Exercise:
Return each line of the listing below, unchanged, and omit the images.

Data segment:
--- START ---
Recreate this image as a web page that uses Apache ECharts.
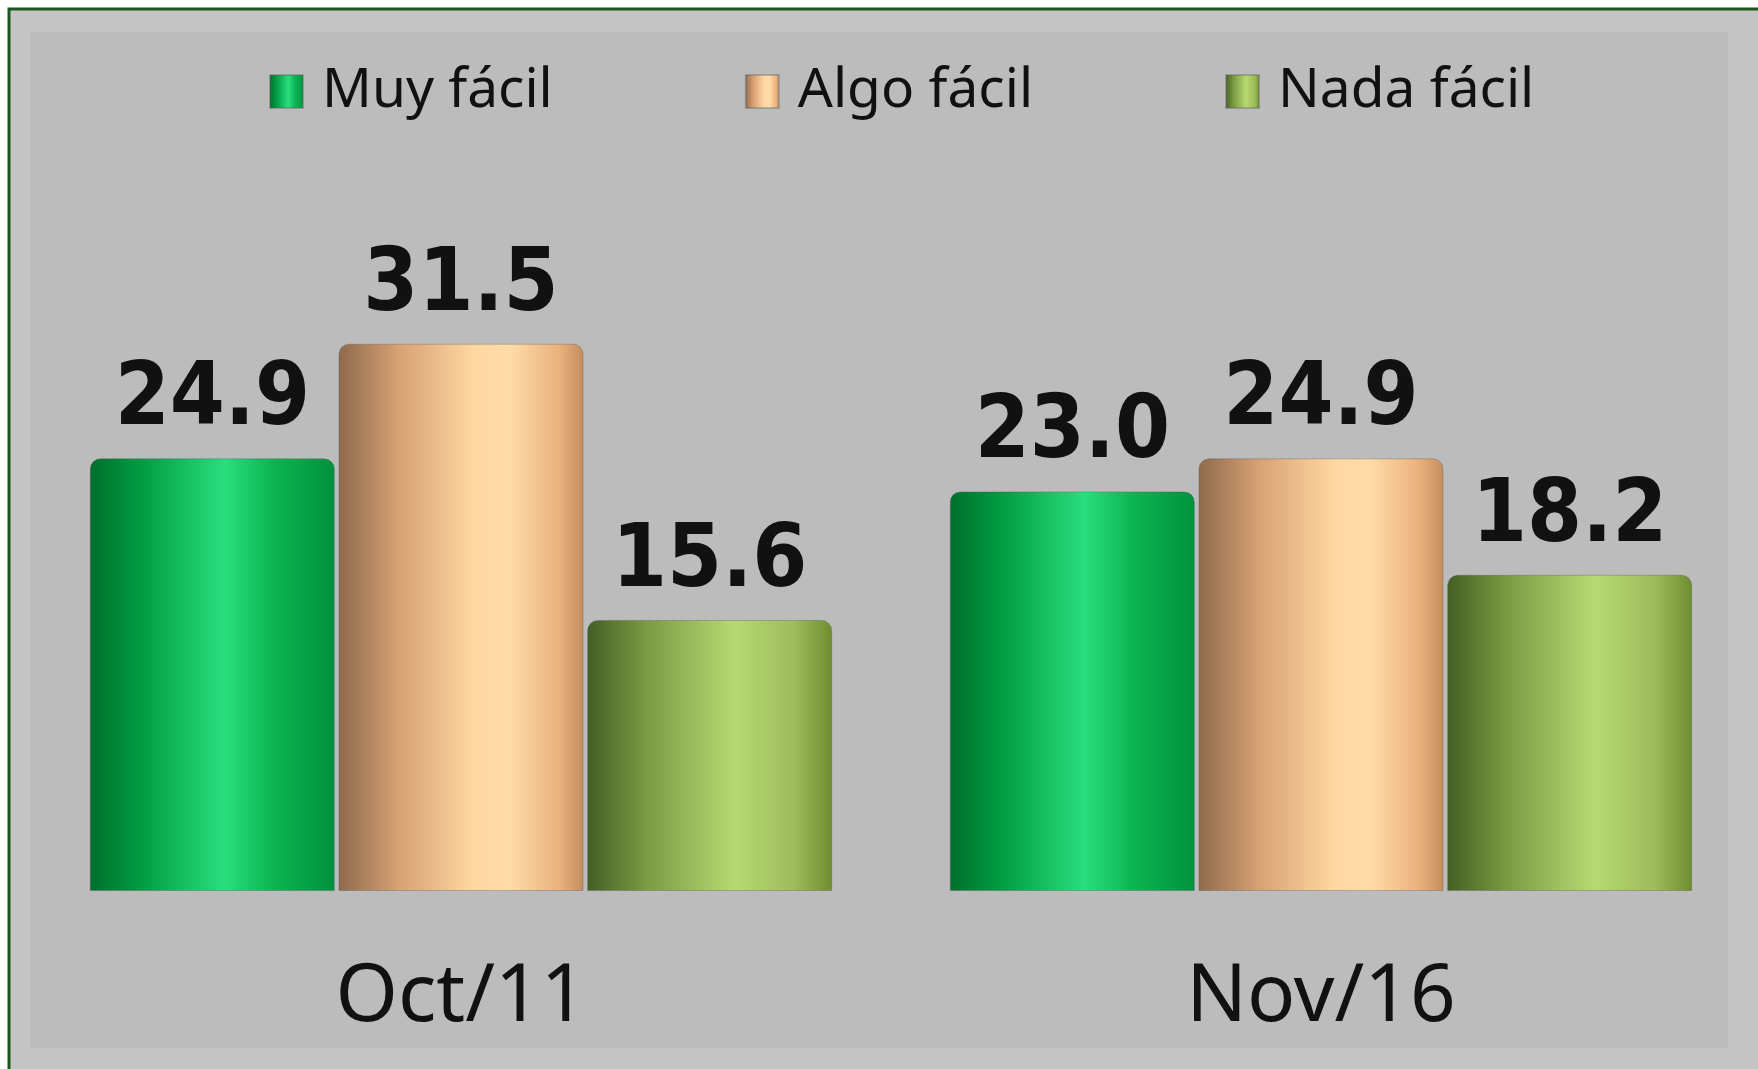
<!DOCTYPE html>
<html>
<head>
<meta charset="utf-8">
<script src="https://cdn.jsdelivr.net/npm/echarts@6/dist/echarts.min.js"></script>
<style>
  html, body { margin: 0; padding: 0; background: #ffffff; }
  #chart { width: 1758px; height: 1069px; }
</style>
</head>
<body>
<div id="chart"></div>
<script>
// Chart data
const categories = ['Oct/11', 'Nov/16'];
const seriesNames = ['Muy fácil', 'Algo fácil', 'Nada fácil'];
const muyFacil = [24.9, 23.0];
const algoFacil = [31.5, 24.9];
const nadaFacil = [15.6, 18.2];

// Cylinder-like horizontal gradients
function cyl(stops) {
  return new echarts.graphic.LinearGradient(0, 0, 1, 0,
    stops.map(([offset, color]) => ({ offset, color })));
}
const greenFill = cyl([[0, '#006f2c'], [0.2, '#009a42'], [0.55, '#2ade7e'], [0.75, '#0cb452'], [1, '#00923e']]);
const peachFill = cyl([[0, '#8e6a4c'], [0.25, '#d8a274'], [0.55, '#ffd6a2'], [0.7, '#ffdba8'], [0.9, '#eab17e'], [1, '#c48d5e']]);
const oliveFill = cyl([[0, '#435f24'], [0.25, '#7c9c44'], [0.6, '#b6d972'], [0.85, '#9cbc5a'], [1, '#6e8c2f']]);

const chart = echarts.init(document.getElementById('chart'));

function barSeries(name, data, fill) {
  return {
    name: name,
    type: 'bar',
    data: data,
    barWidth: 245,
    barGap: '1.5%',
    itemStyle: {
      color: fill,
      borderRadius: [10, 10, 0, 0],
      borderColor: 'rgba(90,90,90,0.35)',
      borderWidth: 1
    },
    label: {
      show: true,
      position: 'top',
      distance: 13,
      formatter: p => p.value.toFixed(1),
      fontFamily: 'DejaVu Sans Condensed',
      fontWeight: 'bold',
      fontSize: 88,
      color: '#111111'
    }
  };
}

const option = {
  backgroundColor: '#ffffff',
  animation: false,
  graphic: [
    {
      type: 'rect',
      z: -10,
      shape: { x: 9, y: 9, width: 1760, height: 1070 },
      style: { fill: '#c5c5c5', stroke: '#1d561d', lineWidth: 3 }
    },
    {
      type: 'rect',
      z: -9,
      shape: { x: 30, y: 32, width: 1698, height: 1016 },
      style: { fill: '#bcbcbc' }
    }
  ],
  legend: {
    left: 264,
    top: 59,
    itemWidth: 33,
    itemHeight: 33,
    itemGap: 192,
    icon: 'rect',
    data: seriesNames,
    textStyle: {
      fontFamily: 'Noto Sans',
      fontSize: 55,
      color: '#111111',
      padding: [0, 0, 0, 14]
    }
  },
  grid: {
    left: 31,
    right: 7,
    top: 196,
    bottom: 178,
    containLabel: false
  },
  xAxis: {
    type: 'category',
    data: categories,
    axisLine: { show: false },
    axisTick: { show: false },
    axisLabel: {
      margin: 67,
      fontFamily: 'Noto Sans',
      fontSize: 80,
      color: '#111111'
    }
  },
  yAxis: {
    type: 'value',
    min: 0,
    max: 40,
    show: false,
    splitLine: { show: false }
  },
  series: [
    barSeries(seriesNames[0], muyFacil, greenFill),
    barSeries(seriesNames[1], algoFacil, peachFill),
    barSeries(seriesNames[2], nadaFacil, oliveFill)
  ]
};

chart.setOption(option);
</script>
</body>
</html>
--- END ---
Result of the exercise:
Recreate this image as a web page that uses Apache ECharts.
<!DOCTYPE html>
<html>
<head>
<meta charset="utf-8">
<script src="https://cdn.jsdelivr.net/npm/echarts@6/dist/echarts.min.js"></script>
<style>
  html, body { margin: 0; padding: 0; background: #ffffff; }
  #chart { width: 1758px; height: 1069px; }
</style>
</head>
<body>
<div id="chart"></div>
<script>
// Chart data
const categories = ['Oct/11', 'Nov/16'];
const seriesNames = ['Muy fácil', 'Algo fácil', 'Nada fácil'];
const muyFacil = [24.9, 23.0];
const algoFacil = [31.5, 24.9];
const nadaFacil = [15.6, 18.2];

// Cylinder-like horizontal gradients
function cyl(stops) {
  return new echarts.graphic.LinearGradient(0, 0, 1, 0,
    stops.map(([offset, color]) => ({ offset, color })));
}
const greenFill = cyl([[0, '#006f2c'], [0.2, '#009a42'], [0.55, '#2ade7e'], [0.75, '#0cb452'], [1, '#00923e']]);
const peachFill = cyl([[0, '#8e6a4c'], [0.25, '#d8a274'], [0.55, '#ffd6a2'], [0.7, '#ffdba8'], [0.9, '#eab17e'], [1, '#c48d5e']]);
const oliveFill = cyl([[0, '#435f24'], [0.25, '#7c9c44'], [0.6, '#b6d972'], [0.85, '#9cbc5a'], [1, '#6e8c2f']]);

const chart = echarts.init(document.getElementById('chart'));

function barSeries(name, data, fill) {
  return {
    name: name,
    type: 'bar',
    data: data,
    barWidth: 245,
    barGap: '1.5%',
    itemStyle: {
      color: fill,
      borderRadius: [10, 10, 0, 0],
      borderColor: 'rgba(90,90,90,0.35)',
      borderWidth: 1
    },
    label: {
      show: true,
      position: 'top',
      distance: 13,
      formatter: p => p.value.toFixed(1),
      fontFamily: 'DejaVu Sans Condensed',
      fontWeight: 'bold',
      fontSize: 88,
      color: '#111111'
    }
  };
}

const option = {
  backgroundColor: '#ffffff',
  animation: false,
  graphic: [
    {
      type: 'rect',
      z: -10,
      shape: { x: 9, y: 9, width: 1760, height: 1070 },
      style: { fill: '#c5c5c5', stroke: '#1d561d', lineWidth: 3 }
    },
    {
      type: 'rect',
      z: -9,
      shape: { x: 30, y: 32, width: 1698, height: 1016 },
      style: { fill: '#bcbcbc' }
    }
  ],
  legend: {
    left: 264,
    top: 59,
    itemWidth: 33,
    itemHeight: 33,
    itemGap: 192,
    icon: 'rect',
    data: seriesNames,
    textStyle: {
      fontFamily: 'Noto Sans',
      fontSize: 55,
      color: '#111111',
      padding: [0, 0, 0, 14]
    }
  },
  grid: {
    left: 31,
    right: 7,
    top: 196,
    bottom: 178,
    containLabel: false
  },
  xAxis: {
    type: 'category',
    data: categories,
    axisLine: { show: false },
    axisTick: { show: false },
    axisLabel: {
      margin: 67,
      fontFamily: 'Noto Sans',
      fontSize: 80,
      color: '#111111'
    }
  },
  yAxis: {
    type: 'value',
    min: 0,
    max: 40,
    show: false,
    splitLine: { show: false }
  },
  series: [
    barSeries(seriesNames[0], muyFacil, greenFill),
    barSeries(seriesNames[1], algoFacil, peachFill),
    barSeries(seriesNames[2], nadaFacil, oliveFill)
  ]
};

chart.setOption(option);
</script>
</body>
</html>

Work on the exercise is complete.